War, with all its death, destruction, perils and atrocities, is a difficult thing to navigate. Whether in movie or game or music or even history textbook form, if you get too close, the blood, guts and terror of war can be overwhelming. Stand too far removed, however, and you lose the humanity and cost of war. It becomes just a game. Just a heroic adventure.

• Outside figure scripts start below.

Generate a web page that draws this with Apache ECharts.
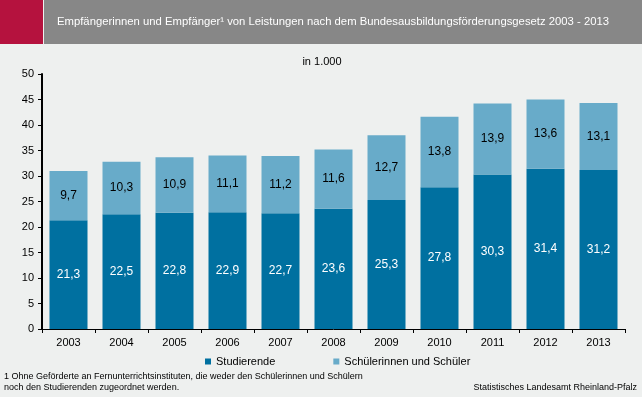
<!DOCTYPE html>
<html><head><meta charset="utf-8">
<script src="https://cdn.jsdelivr.net/npm/echarts@6/dist/echarts.min.js"></script>
<style>html,body{margin:0;padding:0;background:#eef0ef;}#c{width:642px;height:397px;}</style>
</head><body><div id="c"></div>
<script>
const years = ['2003','2004','2005','2006','2007','2008','2009','2010','2011','2012','2013'];
const studierende = [21.3,22.5,22.8,22.9,22.7,23.6,25.3,27.8,30.3,31.4,31.2];
const schueler = [9.7,10.3,10.9,11.1,11.2,11.6,12.7,13.8,13.9,13.6,13.1];
const chart = echarts.init(document.getElementById('c'));
const fmt = p => p.value.toFixed(1).replace('.', ',');
const F = 'Liberation Sans, Arial, sans-serif';
chart.setOption({
  backgroundColor: '#eef0ef',
  animation: false,
  graphic: [
    {type:'rect', shape:{x:0,y:0,width:43,height:44}, style:{fill:'#b5123e'}},
    {type:'rect', shape:{x:44,y:0,width:598,height:44}, style:{fill:'#878787'}},
    {type:'text', x:57, y:22, style:{text:'Empfängerinnen und Empfänger¹ von Leistungen nach dem Bundesausbildungsförderungsgesetz 2003 - 2013', fill:'#fff', font:'11.3px "Liberation Sans", Arial, sans-serif', verticalAlign:'middle'}},
    {type:'text', x:322, y:62, style:{text:'in 1.000', fill:'#000', font:'11px '+F, align:'center', verticalAlign:'middle'}},
    {type:'text', x:4, y:371, style:{text:'1 Ohne Geförderte an Fernunterrichtsinstituten, die weder den Schülerinnen und Schülern\nnoch den Studierenden zugeordnet werden.', fill:'#000', font:'9px "Liberation Sans", Arial, sans-serif', lineHeight:11}},
    {type:'text', x:637, y:388, style:{text:'Statistisches Landesamt Rheinland-Pfalz', fill:'#000', font:'9px "Liberation Sans", Arial, sans-serif', align:'right', verticalAlign:'middle'}}
  ],
  legend: {
    top: 351, left: 200, itemGap: 58, icon: 'rect', itemWidth: 6, itemHeight: 6,
    textStyle: {fontFamily: F, fontSize: 11, color: '#000'},
    data: ['Studierende', 'Schülerinnen und Schüler']
  },
  grid: {left: 42, right: 17, top: 74, bottom: 68, containLabel: false},
  xAxis: {
    type: 'category', data: years,
    axisLine: {lineStyle: {color: '#000', width: 1}},
    axisTick: {show: true, alignWithLabel: false, length: 4, lineStyle: {color: '#000'}},
    axisLabel: {fontFamily: F, fontSize: 11, color: '#000', margin: 8}
  },
  yAxis: {
    type: 'value', min: 0, max: 50, interval: 5,
    axisLine: {show: true, lineStyle: {color: '#000', width: 2}},
    axisTick: {show: true, length: 4, lineStyle: {color: '#000'}},
    splitLine: {show: false},
    axisLabel: {fontFamily: F, fontSize: 11, color: '#000', margin: 8}
  },
  series: [
    {name: 'Studierende', type: 'bar', stack: 's', data: studierende, barWidth: 38,
     itemStyle: {color: '#0070a0'},
     label: {show: true, position: 'inside', color: '#fff', fontFamily: F, fontSize: 12, formatter: fmt}},
    {name: 'Schülerinnen und Schüler', type: 'bar', stack: 's', data: schueler, barWidth: 38,
     itemStyle: {color: '#68abc9'},
     label: {show: true, position: 'inside', color: '#000', fontFamily: F, fontSize: 12, formatter: fmt}}
  ]
});
</script></body></html>
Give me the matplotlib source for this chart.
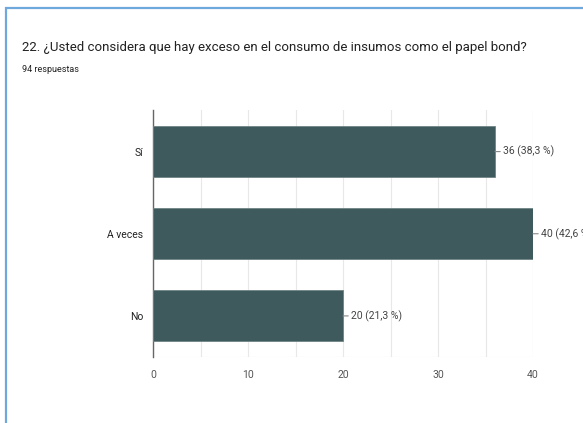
import matplotlib
matplotlib.use("Agg")
import matplotlib.pyplot as plt
from matplotlib.patches import Rectangle

categories = ["Sí", "A veces", "No"]
counts = [36, 40, 20]
percents = ["38,3 %", "42,6 %", "21,3 %"]
xticks = [0, 10, 20, 30, 40]

plt.rcParams['font.family'] = ['Roboto', 'DejaVu Sans']

bar_color = "#3f5a5c"
text_gray = "#444444"

fig = plt.figure(figsize=(5.83, 4.23), dpi=100)
fig.patch.set_facecolor("white")

# blue card border (top and left)
fig.add_artist(Rectangle((6/583, -0.1), 1.2, 0.1 + 1 - 8/423, transform=fig.transFigure,
                         fill=False, edgecolor="#6fa8dc", linewidth=1.6))

fig.text(22/583, 1 - 48/423, "22. ¿Usted considera que hay exceso en el consumo de insumos como el papel bond?",
         fontsize=9.5, color="#222222", va="center", ha="left")
fig.text(22/583, 1 - 70/423, "94 respuestas", fontsize=6.5, color="#222222", va="center", ha="left")

ax = fig.add_axes([153/583, 1 - 357/423, 380/583, 246.5/423])
y = range(len(categories))
ax.barh(y, counts, height=0.62, color=bar_color, edgecolor="#6f8485", linewidth=0.6, zorder=3)
ax.set_ylim(len(categories) - 0.5, -0.5)
ax.set_xlim(0, 40)

for i, (c, p) in enumerate(zip(counts, percents)):
    ax.annotate(f"{c} ({p})", xy=(c, i), xytext=(8, 0), textcoords="offset pixels",
                va="center", ha="left", fontsize=7.5, color=text_gray, annotation_clip=False,
                arrowprops=dict(arrowstyle="-", color="#888888", lw=0.8, shrinkA=0, shrinkB=0))

ax.set_xticks(xticks)
ax.set_xticks(range(0, 41, 5), minor=True)
ax.grid(axis="x", which="both", color="#e8e8e8", linewidth=0.8, zorder=0)
ax.set_yticks(list(y))
ax.set_yticklabels(categories, fontsize=7.5, color="#222222")
ax.tick_params(axis="y", length=0, pad=7)
ax.tick_params(axis="x", which="both", length=0, pad=9, labelsize=7.5, labelcolor="#555555")
for s in ["top", "right", "bottom"]:
    ax.spines[s].set_visible(False)
ax.spines["left"].set_color("#666666")
ax.spines["left"].set_linewidth(1)
ax.axhline(len(categories) - 0.5, color="#e0e0e0", linewidth=0.8, zorder=1)

fig.savefig("out.png", dpi=100)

Company of Heroes 2 is a real-time strategy video game that does its best to find balance in history and gameplay, triumph and loss. It may not always succeed, mind you. But it does try.
Red Ruled Snow
The first Company of Heroes focused on Americans in the Battle of Normandy. This second game takes place in the trenches of WWII's eastern front as the Soviet Red Army battles against Germany and the European Axis troops. Players experience a bird's-eye view (and control) of troop movement and strategic campaign challenges, while the game mixes in regular story cutscenes. Those story elements involve a Soviet lieutenant who struggles with both the questionable orders he's been given and the copious loss of life that those orders have triggered.
Whether in online multiplayer mode or offline campaign mode, your primary task is managing resources, often involving the capture of specific flagged points to collect manpower, munitions and fuel credits. Then you're charged with building a variety of forces, from infantry and vehicle units to combat engineers and tanks, and ordering them into specific battle positions to take the next town or enemy compound.
But there's more than simple enemy forces to be aware of. Nature itself can be a great threat on this gaming/warring front. On the snowy maps in front of you, you quickly discover that you must keep track of available wind-blocking structures or warming bonfires that can repel the frigid chill and keep men from freezing to death as they trudge through deep drifts. For that matter, just the weight of a tank on the wrong patch of ice can change the entire flow of a battle.
Snow Stained Red
It's realities like those during the 15 campaign missions that help drive home the pain and despair of combat here. And it simultaneously creates a challenging and even rewarding backdrop—even as the cinematic cutscenes, on occasion, fall short.
There's one more emotionally stirring gaming element that needs a bit of attention: Order No. 227. During the war, Soviet leader Joseph Stalin commanded all soldiers to shoot any retreating troops on sight. Thus, avoiding such a fate becomes part of your strategy after the fourth mission, as AI characters shoot at will when fighters run from the blitzkrieg on the front.
Of course the result is hundreds if not thousands of virtual on-the-field deaths as the various pounding and pummeling battles progress. Troops are bombed, hit with flamethrowers, riddled by machine guns or even frozen to death by glacial winds. From our perch above, we see bloodstained ground and tiny characters falling and disappearing. Cutscenes show battling from a closer range, revealing puffs of blood and broken bodies amidst the rubble.
Language is messier than that, with frequent uses of f- and s-words along with "h‑‑‑," "a‑‑hole" and "b‑‑tards."
I began by writing that war is a difficult thing to navigate. So I'll end with a demonstration. Company of Heroes 2 has drawn criticism for its negative portrayal of the Soviet Army. Even though the storyline clearly depicts the soldiers on the front lines as heroes, higher-ups don't come off quite as well, with the game including portrayals of brutality toward German prisoners and inhumane tactics against their own troops.